During the past couple weeks, gold has had the Midas Touch. But we are finally seeing some signs of weakness. After reaching an all-time high of $1,814.95, the precious metal is now at $1,739.00. This has meant losses for commodity-backed ETFs like the SPDR Gold Shares (NYSE:GLD) and the iShares Gold Trust (NYSE:IAU).
In the short-run, there are definitely some headwinds. For example, the CME Group (NYSE:CME) hiked the margin requirements – from $5,500 to $7,425. No doubt, this makes it tougher for speculators to move the price.

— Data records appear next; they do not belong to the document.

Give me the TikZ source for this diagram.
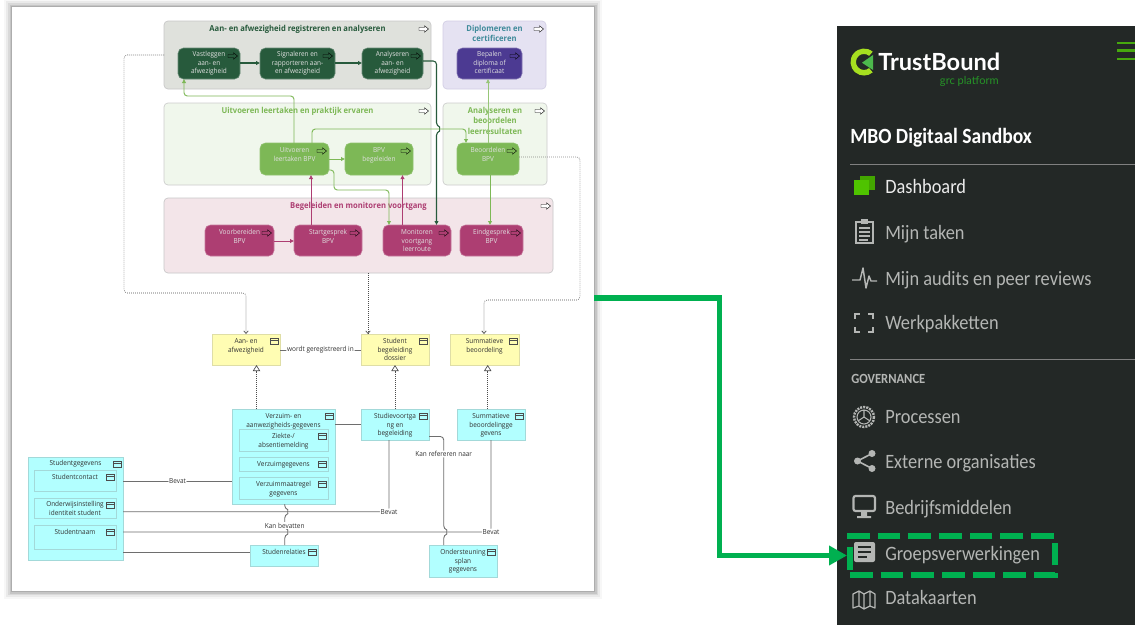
\documentclass[tikz,border=0pt]{standalone}
\usepackage{fontspec}
\setmainfont[FakeStretch=0.93]{Open Sans}
\newfontfamily\sidefont[FakeStretch=0.9]{Carlito}
\newfontfamily\logofont{Lato}
\usetikzlibrary{arrows.meta,calc}
\definecolor{cDark}{HTML}{275A3C}
\definecolor{cPurple}{HTML}{4C3A92}
\definecolor{cLight}{HTML}{7DB856}
\definecolor{cMag}{HTML}{AD3E72}
\definecolor{cYel}{HTML}{FFFDB3}
\definecolor{cCyan}{HTML}{B2FFFF}
\definecolor{cSide}{HTML}{232826}
\definecolor{cMenu}{HTML}{B4B6B4}
\definecolor{cCall}{HTML}{00B050}
\definecolor{cLine}{HTML}{6E6E6E}
\definecolor{cBar}{HTML}{46A80E}
\definecolor{cDash}{HTML}{4FC300}
\newdimen\bxu \bxu=0.75pt
\def\bxpad{3.5}
\newcommand{\bx}[7]{%
  \pgfmathsetlengthmacro{\bxW}{(#4-#2)*0.75pt}%
  \pgfmathsetlengthmacro{\bxH}{(#5-#3)*0.75pt}%
  \node[#6,minimum width=\bxW,minimum height=\bxH,inner sep=0pt,outer sep=0pt,anchor=north west,align=center] (#1) at (#2,#3)
    {\parbox[c][\bxH][t]{\bxW}{\centering\vskip\bxpad\bxu\strut #7\strut}};}
\newcommand{\parr}[2][black]{%
  \draw[#1,line width=.3pt,shift={(#2.north east)}] (-12,6.5) -- (-6.5,6.5) -- (-6.5,4.8) -- (-2.5,8) -- (-6.5,11.2) -- (-6.5,9.5) -- (-12,9.5) -- cycle;}
\newcommand{\obj}[1]{%
  \draw[black!70,line width=.4pt,shift={(#1.north east)}] (-10,3.8) rectangle (-2,10) (-10,5.8) -- (-2,5.8);}
\tikzset{
  x=0.75pt,y=-0.75pt,
  pad/.store in=\bxpad,
  dg/.style={font=\fontsize{5.2}{6.375}\selectfont},
  grp/.style={rounded corners=3,line width=.5pt,font=\bfseries\fontsize{6.15}{7.9}\selectfont,pad=3},
  gA/.style={grp,draw=black!22,fill={rgb,255:red,223;green,225;blue,220},text=cDark},
  gB/.style={grp,draw=cPurple!25,fill={rgb,255:red,229;green,226;blue,242},text={rgb,255:red,63;green,138;blue,154}},
  gC/.style={grp,draw=black!20,fill={rgb,255:red,240;green,247;blue,236},text=cLight},
  gD/.style={grp,draw=black!22,fill={rgb,255:red,243;green,229;blue,233},text=cMag},
  proc/.style={dg,rounded corners=4,line width=.4pt,text=white!88!black,pad=3},
  pDark/.style={proc,fill=cDark,draw=cDark!70!white},
  pPur/.style={proc,fill=cPurple,draw=cPurple!70!white},
  pLig/.style={proc,fill=cLight,draw=cLight!85!white,pad=3.8},
  pMag/.style={proc,fill=cMag,draw=cMag!70!white,pad=3.8},
  yel/.style={dg,fill=cYel,draw=cYel!75!gray,line width=.5pt,text=black!80,pad=3.8},
  cya/.style={dg,fill=cCyan,draw=cCyan!70!gray,line width=.5pt,text=black!80,pad=3.6},
  tipA/.style={-{Triangle[length=3pt,width=2.8pt]},rounded corners=2.5},
  cD/.style={tipA,cDark,line width=.8pt},
  cL/.style={tipA,cLight,line width=.7pt},
  cM/.style={tipA,cMag,line width=.7pt},
  trig/.style={densely dotted,black!70,line width=.5pt,rounded corners=2.5,-{Straight Barb[length=2pt,width=3.4pt]}},
  real/.style={densely dotted,black!70,line width=.5pt,-{Triangle[open,fill=white,length=4.5pt,width=5.5pt]}},
  asso/.style={cLine,line width=.65pt,rounded corners=2.5},
  lbl/.style={dg,fill=white,inner sep=.6pt,text=black!80},
  mitem/.style={font=\sidefont\fontsize{15.3}{18}\selectfont,text=cMenu,anchor=base west,inner sep=0pt,yshift=-4.8pt},
  micon/.style={cMenu,line width=1.1pt},
}
\begin{document}
\begin{tikzpicture}
\useasboundingbox (0,0) rectangle (1135,625);
\fill[white] (0,0) rectangle (1135,625);
% paper with shadow
\foreach \s/\o in {8/.03,6/.05,4/.07,2.5/.09,1/.12}{\fill[black,opacity=\o] (12-\s,7-\s) rectangle (594+\s,591+\s);}
\node[fill=white,minimum width=582*0.75pt,minimum height=584*0.75pt,inner sep=0pt,outer sep=0pt,anchor=north west] (paper) at (12,7) {};
% groups
\bx{g1}{164}{21}{431}{89}{gA}{Aan- en afwezigheid registreren en analyseren}
\bx{g2}{443}{21}{546}{89}{gB}{Diplomeren en\\certificeren}
\bx{g3}{164}{103}{431}{185}{gC}{Uitvoeren leertaken en praktijk ervaren}
\bx{g4}{443}{103}{547}{185}{gC}{Analyseren en\\beoordelen\\leerresultaten}
\bx{g5}{164}{198}{553}{273}{gD}{Begeleiden en monitoren voortgang}
\foreach \g in {g1,g2,g3,g4,g5}{\parr[black,fill=white]{\g}}
% processes
\bx{vast}{178}{48}{240}{79}{pDark}{Vastleggen\\aan- en\\afwezigheid}
\bx{sign}{260}{48}{335}{79}{pDark}{Signaleren en\\rapporteren aan-\\en afwezigheid}
\bx{anal}{362}{48}{423}{79}{pDark}{Analyseren\\aan- en\\afwezigheid}
\bx{bepa}{457}{48}{522}{79}{pPur}{Bepalen\\diploma of\\certificaat}
\bx{uitv}{260}{143}{329}{175}{pLig}{Uitvoeren\\leertaken BPV}
\bx{bege}{345}{143}{413}{175}{pLig}{BPV\\begeleiden}
\bx{beoo}{457}{143}{519}{175}{pLig}{Beoordelen\\BPV}
\bx{voor}{205}{225}{274}{256}{pMag}{Voorbereiden\\BPV}
\bx{star}{294}{225}{362}{256}{pMag}{Startgesprek\\BPV}
\bx{moni}{383}{225}{451}{256}{pMag}{Monitoren\\voortgang\\leerroute}
\bx{eind}{460}{225}{523}{256}{pMag}{Eindgesprek\\BPV}
\foreach \g in {vast,sign,anal,bepa,uitv,bege,beoo,voor,star,moni,eind}{\parr{\g}}
% objects
\bx{yaan}{212}{334}{280}{365}{yel}{Aan- en\\afwezigheid}
\bx{ystu}{361}{334}{429}{365}{yel}{Student\\begeleiding\\dossier}
\bx{ysum}{450}{334}{519}{365}{yel}{Summatieve\\beoordeling}
\bx{verz}{232}{409}{335}{504}{cya}{Verzuim- en\\aanwezigheids-gegevens}
\bx{ziek}{239}{429}{328}{451}{cya}{Ziekte-/\\absentiemelding}
\bx{vgeg}{239}{457}{328}{471}{cya}{Verzuimgegevens}
\bx{vmaa}{239}{477}{328}{499}{cya}{Verzuimmaatregel\\gegevens}
\bx{stvo}{361}{409}{429}{440}{cya}{Studievoortga\\ng en\\begeleiding}
\bx{csum}{457}{409}{525}{440}{cya}{Summatieve\\beoordelingge\\gevens}
\bx{sgeg}{28}{457}{123}{560}{cya,pad=3}{Studentgegevens}
\bx{scon}{34}{470}{116}{491}{cya}{Studentcontact}
\bx{sond}{34}{498}{116}{518}{cya,pad=3}{Onderwijsinstelling\\identiteit student}
\bx{snaa}{34}{525}{116}{549}{cya}{Studentnaam}
\bx{srel}{250}{545}{318}{566}{cya}{Studenrelaties}
\bx{cond}{429}{545}{497}{577}{cya}{Ondersteuning\\splan\\gegevens}
\foreach \g in {yaan,ystu,ysum,verz,ziek,vgeg,vmaa,stvo,csum,sgeg,scon,sond,snaa,srel,cond}{\obj{\g}}
% process connectors
\draw[cD] (vast.east |- 0,63) -- (sign.west |- 0,63);
\draw[cD] (sign.east |- 0,63) -- (anal.west |- 0,63);
\draw[cD] (anal.east |- 0,61) -- (436.5,61) -- (436.5,126) .. controls (439.5,127) and (439.5,131) .. (436.5,132) -- (moni.north -| 436.5,0);
\draw[cL] (uitv.north -| 294,0) -- (294,96) -- (184,96) -- (vast.south -| 184,0);
\draw[cL] (uitv.north -| 312,0) -- (312,129) -- (466,129) -- (beoo.north -| 466,0);
\draw[cL] (uitv.east |- 0,159) -- (bege.west |- 0,159);
\draw[cL] (uitv.east |- 0,170) -- (334,170) -- (334,190) -- (389,190) -- (moni.north -| 389,0);
\draw[cL,line width=.6pt,cLight!80!white] (beoo.north -| 488,0) -- (bepa.south -| 488,0);
\draw[cL] (beoo.south -| 490,0) -- (eind.north -| 490,0);
\draw[cM] (star.north -| 311,0) -- (uitv.south -| 311,0);
\draw[cM] (moni.north -| 402.5,0) -- (bege.south -| 402.5,0);
\draw[cM] (voor.east |- 0,241) -- (star.west |- 0,241);
% triggering dotted
\draw[trig] (g1.west |- 0,55) -- (124,55) -- (124,293) -- (246,293) -- (yaan.north -| 246,0);
\draw[trig] (g5.south -| 368,0) -- (ystu.north -| 368,0);
\draw[trig] (beoo.east |- 0,157) -- (580,157) -- (580,300) -- (484,300) -- (ysum.north -| 484,0);
% realisation
\draw[real] (verz.north -| 256.5,0) -- (yaan.south -| 256.5,0);
\draw[real] (stvo.north -| 395,0) -- (ystu.south -| 395,0);
\draw[real] (csum.north -| 487.7,0) -- (ysum.south -| 487.7,0);
% associations
\draw[asso] (yaan.east |- 0,350) -- node[lbl] {wordt geregistreerd in} (ystu.west |- 0,350);
\draw[asso] (verz.east |- 0,424.5) -- (stvo.west |- 0,424.5);
\draw[asso] (sgeg.east |- 0,481) -- node[lbl,pos=.5] {Bevat} (verz.west |- 0,481);
\draw[asso] (sgeg.east |- 0,511.7) -- (389,511.7) node[lbl] {Bevat} -- (stvo.south -| 389,0);
\draw[asso] (sgeg.east |- 0,532) -- (491,532) node[lbl] {Bevat} -- (csum.south -| 491,0);
\draw[asso] (sgeg.east |- 0,552.5) -- (srel.west |- 0,552.5);
\draw[asso] (verz.south -| 284.7,0) -- (284.7,508.7) .. controls (287.7,509.7) and (287.7,513.7) .. (284.7,514.7) -- (284.7,525.5) node[lbl] {Kan bevatten} -- (284.7,529) .. controls (287.7,530) and (287.7,534) .. (284.7,535) -- (srel.north -| 284.7,0);
\draw[asso] (stvo.east |- 0,436.5) -- (443.7,436.5) -- (443.7,454) node[lbl] {Kan refereren naar} -- (443.7,529) .. controls (446.7,530) and (446.7,534) .. (443.7,535) -- (cond.north -| 443.7,0);
% sidebar
\node[fill=cSide,minimum width=298*0.75pt,minimum height=599*0.75pt,inner sep=0pt,outer sep=0pt,anchor=north west] (side) at (837,26) {};
\draw[line width=1.6pt,cBar] (1117,43) -- (1135,43) (1117,50.5) -- (1135,50.5) (1117,59) -- (1135,59);
% logo
\fill[green!30!yellow!75!gray] (872.7,51.7) arc (-50:-310:13.5) -- (869.1,68.1) arc (-310:-50:8) -- cycle;
\fill[green!60!black!70!white] (873,55) -- (873,70) -- (862,62.7) -- cycle;
\node[font=\logofont\bfseries\fontsize{17.7}{20}\selectfont,text=white,anchor=west,inner sep=0pt] (tb) at (878,62) {TrustBound};
\node[font=\logofont\fontsize{8.3}{10}\selectfont,text=green!50!black!85!white,anchor=east,inner sep=0pt] (grc) at (999,81) {grc platform};
\node[mitem,font=\sidefont\bfseries\fontsize{16.3}{18}\selectfont,text=white] (mbo) at (850,137) {MBO Digitaal Sandbox};
\draw[gray,line width=.7pt] (850,164) -- (side.east |- 0,164) (850,359) -- (side.east |- 0,359);
\node[mitem,text=white!92!black] (m1) at (885,187) {Dashboard};
\node[mitem] (m2) at (885,233) {Mijn taken};
\node[mitem] (m3) at (885,279) {Mijn audits en peer reviews};
\node[mitem] (m4) at (885,323) {Werkpakketten};
\node[mitem,font=\sidefont\bfseries\fontsize{10.5}{12}\selectfont,yshift=1.5pt] (gov) at (851,379) {GOVERNANCE};
\node[mitem] (m5) at (885,417) {Processen};
\node[mitem] (m6) at (885,462) {Externe organisaties};
\node[mitem] (m7) at (885,508) {Bedrijfsmiddelen};
\node[mitem] (m8) at (885,554) {Groepsverwerkingen};
\node[mitem] (m9) at (885,598) {Datakaarten};
% icons
\fill[cDash!85!black] (860,176) rectangle (875,190);
\fill[cDash] (854,180) rectangle (869,195);
\draw[micon] (856,222) rectangle (873,243);
\fill[cMenu] (861,219) rectangle (868,224);
\draw[micon,line width=.9pt] (859,228) -- (870,228) (859,232) -- (870,232) (859,236) -- (870,236) (859,240) -- (868,240);
\draw[micon,line join=round] (852,280) -- (860,280) -- (863,268) -- (866,288) -- (869,276) -- (871,281) -- (877,281);
\draw[micon,line width=1.5pt] (855,319) |- (860,314) (868,314) -| (873,319) (873,327) |- (868,332) (860,332) -| (855,327);
\draw[micon,line width=1.8pt,dash pattern=on 1.5pt off .8pt] (864,417) circle (10);
\draw[micon,line width=.8pt] (864,417) circle (7) (864,417) -- (864,410) (864,417) -- (858,421) (864,417) -- (870,421);
\draw[micon,line width=1.2pt] (872,453.5) -- (857.5,461) -- (872,468.5);
\fill[cMenu] (872,453.5) circle (3.5) (857.5,461) circle (3.5) (872,468.5) circle (3.5);
\draw[micon,line width=1.6pt,rounded corners=1.5] (853.5,496) rectangle (875,511);
\fill[cMenu] (861,512) rectangle (867,516) (857,516) rectangle (871,518);
\fill[cMenu,rounded corners=1.5] (854,542) rectangle (875,562);
\draw[cSide,line width=1.1pt] (858,547) -- (871,547) (858,552) -- (871,552) (858,557) -- (867,557);
\draw[micon,line join=round,line width=.9pt] (853,594) -- (859,591) -- (864,594) -- (870,591) -- (875,594) -- (875,608) -- (870,606) -- (864,609) -- (859,606) -- (853,608) -- cycle (859,591) -- (859,606) (864,594) -- (864,609) (870,591) -- (870,606);
% call-out
\node[draw=cCall,line width=4.5pt,dash pattern=on 17pt off 6pt,minimum width=205*0.75pt,minimum height=39*0.75pt,inner sep=0pt,outer sep=0pt,anchor=north west] (focus) at (850,536) {};
\coordinate (src) at (paper.east |- 0,298);
\draw[cCall,line width=3.8pt,shorten >=2.2pt,-{Triangle[length=13.5pt,width=14pt]}] (src) -- (719.5,298) -- (719.5,555.5) -- (focus.west |- 0,555.5);
\end{tikzpicture}
\end{document}
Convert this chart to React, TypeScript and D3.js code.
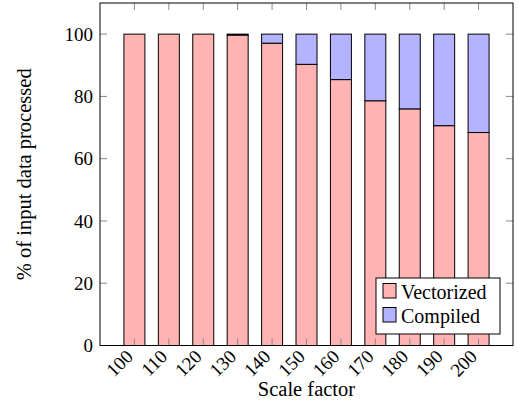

Oh, and another drag on the gold price is the changing situation in Europe. So far, it looks like the aggressive bond-buying program is making a difference. Even the short-selling ban should have an impact (although, it is likely to be temporary).
Finally, investment demand has been torrid, as seen with the surge of capital into gold-backed ETFs. There has also been a spike in demand for gold bars and coins (such as from the American Precious Metals Exchange).
All of this has been great for a short-term pop, but it will be hard to keep this up. If anything, the smart money is likely to take profits.
Keep in mind that top hedge fund managers – like Bridgewater’s Ray Dalio and Caxton’s Bruce Kovner – have posted nice gains from gold. However, such investors are wont to sell into strength.
Now, looking at the next six months or so, the fundamentals still look bullish for gold. It seems inevitable that there will be yet another budget battle in November. At the same time, the politics will probably get increasingly volatile in Europe. But in the meantime, it’s probably a good idea to get cautious on gold.